Technique Was the Priority, Not Trends

Recipes from that period were not designed to surprise. They were designed to work, reliably. Croissants depended on structure and balance. Pain au chocolat relied on light dough and chocolate that melted at the right moment. Éclairs worked because the pastry held its shape and the filling stayed smooth, not heavy. Nothing tried to overpower anything else. Butter, sugar, and chocolate each had a role and stayed in it. Modern baking inspired by this era follows the same logic. When technique is solid, there is no need for excess.

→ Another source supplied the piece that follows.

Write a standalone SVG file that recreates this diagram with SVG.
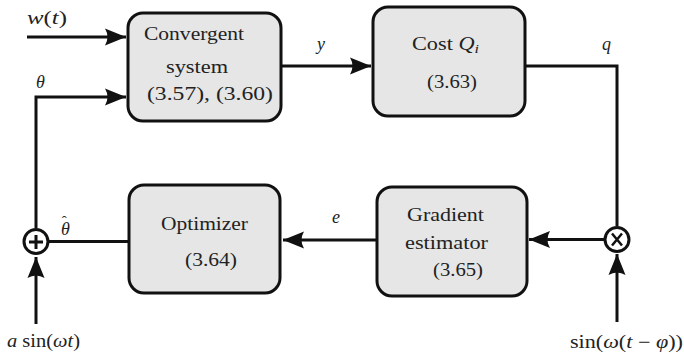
<svg xmlns="http://www.w3.org/2000/svg" width="684" height="358" viewBox="0 0 684 358">
<defs>
<marker id="ah" markerUnits="userSpaceOnUse" markerWidth="24" markerHeight="20" viewBox="-22 -10 24 20" refX="0" refY="0" orient="auto">
<path d="M0,0 L-21,-8.5 Q-16,0 -21,8.5 Z" fill="#111"/>
</marker>
</defs>
<rect x="0" y="0" width="684" height="358" fill="#fff"/>
<g id="connectors" fill="none" stroke="#111" stroke-width="3">
<path d="M27,37 H126" marker-end="url(#ah)"/>
<path d="M36,228 V97 H126" marker-end="url(#ah)"/>
<path d="M281,66 H371" marker-end="url(#ah)"/>
<path d="M525,66 H617 V226"/>
<path d="M604,239.5 H529" marker-end="url(#ah)"/>
<path d="M376,240 H283" marker-end="url(#ah)"/>
<path d="M129,241.5 H49"/>
<path d="M36,324 V257" marker-end="url(#ah)"/>
<path d="M617,322 V254" marker-end="url(#ah)"/>
</g>
<g id="convergent">
<rect fill="#e6e6e6" stroke="#111" stroke-width="3" x="128" y="13" width="153" height="108" rx="15"/>
<text font-family="Liberation Serif" font-size="18" fill="#222" x="144" y="40" textLength="100" lengthAdjust="spacingAndGlyphs">Convergent</text>
<text font-family="Liberation Serif" font-size="18" fill="#222" x="166" y="73" textLength="62" lengthAdjust="spacingAndGlyphs">system</text>
<text font-family="Liberation Serif" font-size="18" fill="#222" x="147" y="100" textLength="126" lengthAdjust="spacingAndGlyphs">(3.57), (3.60)</text>
</g>
<g id="cost">
<rect fill="#e6e6e6" stroke="#111" stroke-width="3" x="373" y="7" width="152" height="109" rx="15"/>
<text font-family="Liberation Serif" font-size="18" fill="#222" x="412" y="50" textLength="67" lengthAdjust="spacingAndGlyphs">Cost <tspan font-style="italic">Q</tspan><tspan font-style="italic" font-size="13" dy="3">i</tspan></text>
<text font-family="Liberation Serif" font-size="18" fill="#222" x="427" y="88" textLength="50" lengthAdjust="spacingAndGlyphs">(3.63)</text>
</g>
<g id="optimizer">
<rect fill="#e6e6e6" stroke="#111" stroke-width="3" x="129" y="185" width="151" height="108" rx="15"/>
<text font-family="Liberation Serif" font-size="18" fill="#222" x="161" y="230" textLength="87" lengthAdjust="spacingAndGlyphs">Optimizer</text>
<text font-family="Liberation Serif" font-size="18" fill="#222" x="185" y="266" textLength="52" lengthAdjust="spacingAndGlyphs">(3.64)</text>
</g>
<g id="gradient">
<rect fill="#e6e6e6" stroke="#111" stroke-width="3" x="377" y="187" width="150" height="109" rx="15"/>
<text font-family="Liberation Serif" font-size="18" fill="#222" x="407" y="221" textLength="77" lengthAdjust="spacingAndGlyphs">Gradient</text>
<text font-family="Liberation Serif" font-size="18" fill="#222" x="405" y="249" textLength="83" lengthAdjust="spacingAndGlyphs">estimator</text>
<text font-family="Liberation Serif" font-size="18" fill="#222" x="433" y="276" textLength="50" lengthAdjust="spacingAndGlyphs">(3.65)</text>
</g>
<g id="sum">
<circle fill="#fff" stroke="#111" stroke-width="3" cx="36" cy="241.5" r="12"/>
<path stroke="#111" stroke-width="3" d="M29,242 H43 M36,235 V249"/>
</g>
<g id="mult">
<circle fill="#fff" stroke="#111" stroke-width="3" cx="617" cy="239.5" r="12"/>
<path stroke="#111" stroke-width="2.5" d="M612,233.5 L622,245.5 M622,233.5 L612,245.5"/>
</g>
<g id="labels">
<text font-family="Liberation Serif" font-size="18" fill="#222" x="27" y="24" textLength="40" lengthAdjust="spacingAndGlyphs"><tspan font-style="italic">w</tspan>(<tspan font-style="italic">t</tspan>)</text>
<text font-family="Liberation Serif" font-size="18" fill="#222" x="36" y="88" font-style="italic">θ</text>
<text font-family="Liberation Serif" font-size="18" fill="#222" x="317" y="50" font-style="italic">y</text>
<text font-family="Liberation Serif" font-size="18" fill="#222" x="602" y="50" font-style="italic">q</text>
<text font-family="Liberation Serif" font-size="18" fill="#222" x="61" y="235" font-style="italic">θ<tspan dx="-8" dy="-9" font-style="normal" font-size="15">ˆ</tspan></text>
<text font-family="Liberation Serif" font-size="18" fill="#222" x="332" y="223" font-style="italic">e</text>
<text font-family="Liberation Serif" font-size="18" fill="#222" x="7" y="347" textLength="73" lengthAdjust="spacingAndGlyphs"><tspan font-style="italic">a</tspan> sin(<tspan font-style="italic">ωt</tspan>)</text>
<text font-family="Liberation Serif" font-size="18" fill="#222" x="570" y="348" textLength="113" lengthAdjust="spacingAndGlyphs">sin(<tspan font-style="italic">ω</tspan>(<tspan font-style="italic">t</tspan> − <tspan font-style="italic">φ</tspan>))</text>
</g>
</svg>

Butter and Balance Defined Flavor

Butter was never hidden in 1980s French baking. It was present, but never overwhelming. Sweetness stayed measured. Chocolate leaned deep rather than sugary. This balance made pastries feel comforting instead of heavy. You did not have to think about what you were eating. It simply tasted right. That approach is finding its way back today because it builds trust. When flavors are balanced, people return without needing novelty.

The Bakery Was Part of Daily Life

Bakeries were woven into routine. Children stopped in after school. Adults picked up bread on the way home. Older neighbors ordered the same thing they had for years. This made baking feel dependable and familiar. It was never about occasion. It was about presence. Modern bakeries inspired by this era try to recreate that rhythm. Not by copying the past, but by becoming part of someone’s routine instead of a one time visit.

Spaces Were Designed for Staying, Not Rushing

French cafés in the 1980s felt lived in. Chairs were close together. Tables showed wear. Lighting stayed soft. No one hurried you along. That atmosphere changed how food was experienced. Coffee tasted fuller when you sat down. Pastries felt richer when nothing pulled your attention away. Today, bakeries influenced by this period pay close attention to space. A place that allows people to pause changes how flavors are noticed.

Menus Stayed Focused on What Worked

There was restraint in variety. Menus were short and familiar. People did not come looking for surprises. They came for what they trusted. That restraint required confidence. Many modern bakeries inspired by this era choose the same approach. Fewer items. Better execution. Consistency over spectacle. Today’s kitchens are cleaner. Ingredients are sourced more carefully. Presentation feels more refined. What remains unchanged is respect for process. The nostalgia lives in patience, not appearance.